▸ PROMPT: Write out all the entries word for word, but skip any images.

▸ DATASET ROWS:

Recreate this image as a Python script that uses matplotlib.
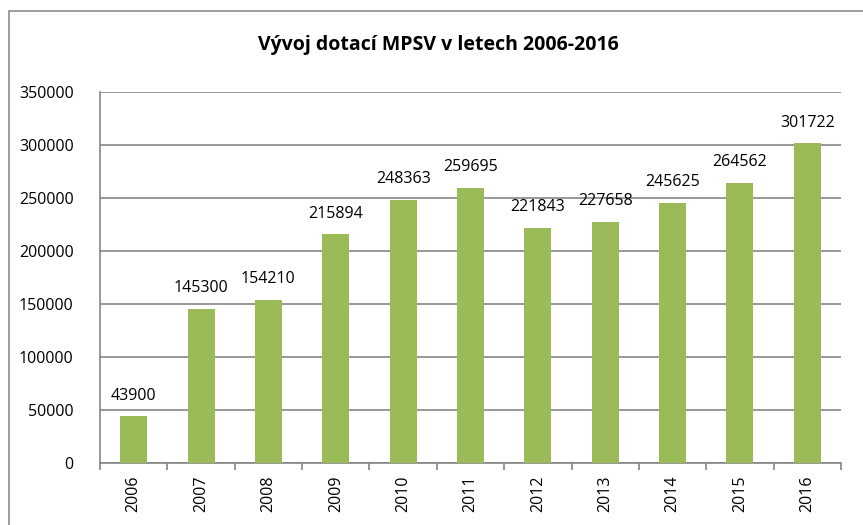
import matplotlib.pyplot as plt
from matplotlib.patches import Rectangle

years = ["2006", "2007", "2008", "2009", "2010", "2011",
         "2012", "2013", "2014", "2015", "2016"]
values = [43900, 145300, 154210, 215894, 248363, 259695,
          221843, 227658, 245625, 264562, 301722]
y_ticks = [0, 50000, 100000, 150000, 200000, 250000, 300000, 350000]

plt.rcParams["font.family"] = ["Open Sans", "DejaVu Sans"]

fig = plt.figure(figsize=(8.63, 5.25), dpi=100)
W, H = 863, 525
ax = fig.add_axes([100 / W, 1 - 463 / H, (841 - 100) / W, (463 - 92) / H])

# chart frame (cut off at right and bottom like the reference)
fig.patches.append(Rectangle((8.5 / W, -0.05), 1.1, 1 - 11 / H + 0.05,
                             transform=fig.transFigure, fill=False,
                             edgecolor="#8c8c8c", linewidth=1.2))

x = list(range(len(years)))
ax.bar(x, values, width=0.4, color="#9bbb59", zorder=3)
for xi, v in zip(x, values):
    ax.annotate(str(v), (xi, v), xytext=(0, 9), textcoords="offset points",
                ha="center", va="bottom", fontsize=11.5, color="black")

ax.set_xlim(-0.5, len(years) - 0.5)
ax.set_ylim(0, 350000)
ax.set_yticks(y_ticks)
ax.set_yticklabels([str(t) for t in y_ticks], fontsize=11.5)
ax.yaxis.grid(True, color="#868686", linewidth=1.2, zorder=0)
ax.tick_params(axis="y", length=0, pad=19)

ax.set_xticks(x)
ax.set_xticklabels(years, rotation=90, fontsize=11.5)
ax.set_xticks([i - 0.5 for i in range(len(years) + 1)], minor=True)
ax.tick_params(axis="x", which="major", length=0, pad=9)
ax.tick_params(axis="x", which="minor", length=5, color="#868686", width=1.2)

for side in ["top", "right"]:
    ax.spines[side].set_visible(False)
for side in ["left", "bottom"]:
    ax.spines[side].set_color("#868686")
    ax.spines[side].set_linewidth(1.2)

fig.text(438 / W, 1 - 45 / H, "Vývoj dotací MPSV v letech 2006-2016",
         ha="center", va="center", fontsize=14, fontweight="bold")

fig.savefig("out.png", dpi=100)
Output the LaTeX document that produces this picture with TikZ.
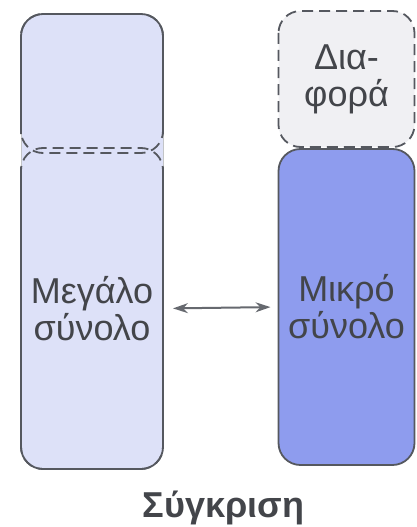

▸ SOLUTION FOR THIS TASK:
Recreate this image as a Python script that uses matplotlib.
import matplotlib.pyplot as plt
from matplotlib.patches import Rectangle

years = ["2006", "2007", "2008", "2009", "2010", "2011",
         "2012", "2013", "2014", "2015", "2016"]
values = [43900, 145300, 154210, 215894, 248363, 259695,
          221843, 227658, 245625, 264562, 301722]
y_ticks = [0, 50000, 100000, 150000, 200000, 250000, 300000, 350000]

plt.rcParams["font.family"] = ["Open Sans", "DejaVu Sans"]

fig = plt.figure(figsize=(8.63, 5.25), dpi=100)
W, H = 863, 525
ax = fig.add_axes([100 / W, 1 - 463 / H, (841 - 100) / W, (463 - 92) / H])

# chart frame (cut off at right and bottom like the reference)
fig.patches.append(Rectangle((8.5 / W, -0.05), 1.1, 1 - 11 / H + 0.05,
                             transform=fig.transFigure, fill=False,
                             edgecolor="#8c8c8c", linewidth=1.2))

x = list(range(len(years)))
ax.bar(x, values, width=0.4, color="#9bbb59", zorder=3)
for xi, v in zip(x, values):
    ax.annotate(str(v), (xi, v), xytext=(0, 9), textcoords="offset points",
                ha="center", va="bottom", fontsize=11.5, color="black")

ax.set_xlim(-0.5, len(years) - 0.5)
ax.set_ylim(0, 350000)
ax.set_yticks(y_ticks)
ax.set_yticklabels([str(t) for t in y_ticks], fontsize=11.5)
ax.yaxis.grid(True, color="#868686", linewidth=1.2, zorder=0)
ax.tick_params(axis="y", length=0, pad=19)

ax.set_xticks(x)
ax.set_xticklabels(years, rotation=90, fontsize=11.5)
ax.set_xticks([i - 0.5 for i in range(len(years) + 1)], minor=True)
ax.tick_params(axis="x", which="major", length=0, pad=9)
ax.tick_params(axis="x", which="minor", length=5, color="#868686", width=1.2)

for side in ["top", "right"]:
    ax.spines[side].set_visible(False)
for side in ["left", "bottom"]:
    ax.spines[side].set_color("#868686")
    ax.spines[side].set_linewidth(1.2)

fig.text(438 / W, 1 - 45 / H, "Vývoj dotací MPSV v letech 2006-2016",
         ha="center", va="center", fontsize=14, fontweight="bold")

fig.savefig("out.png", dpi=100)
Output the LaTeX document that produces this picture with TikZ.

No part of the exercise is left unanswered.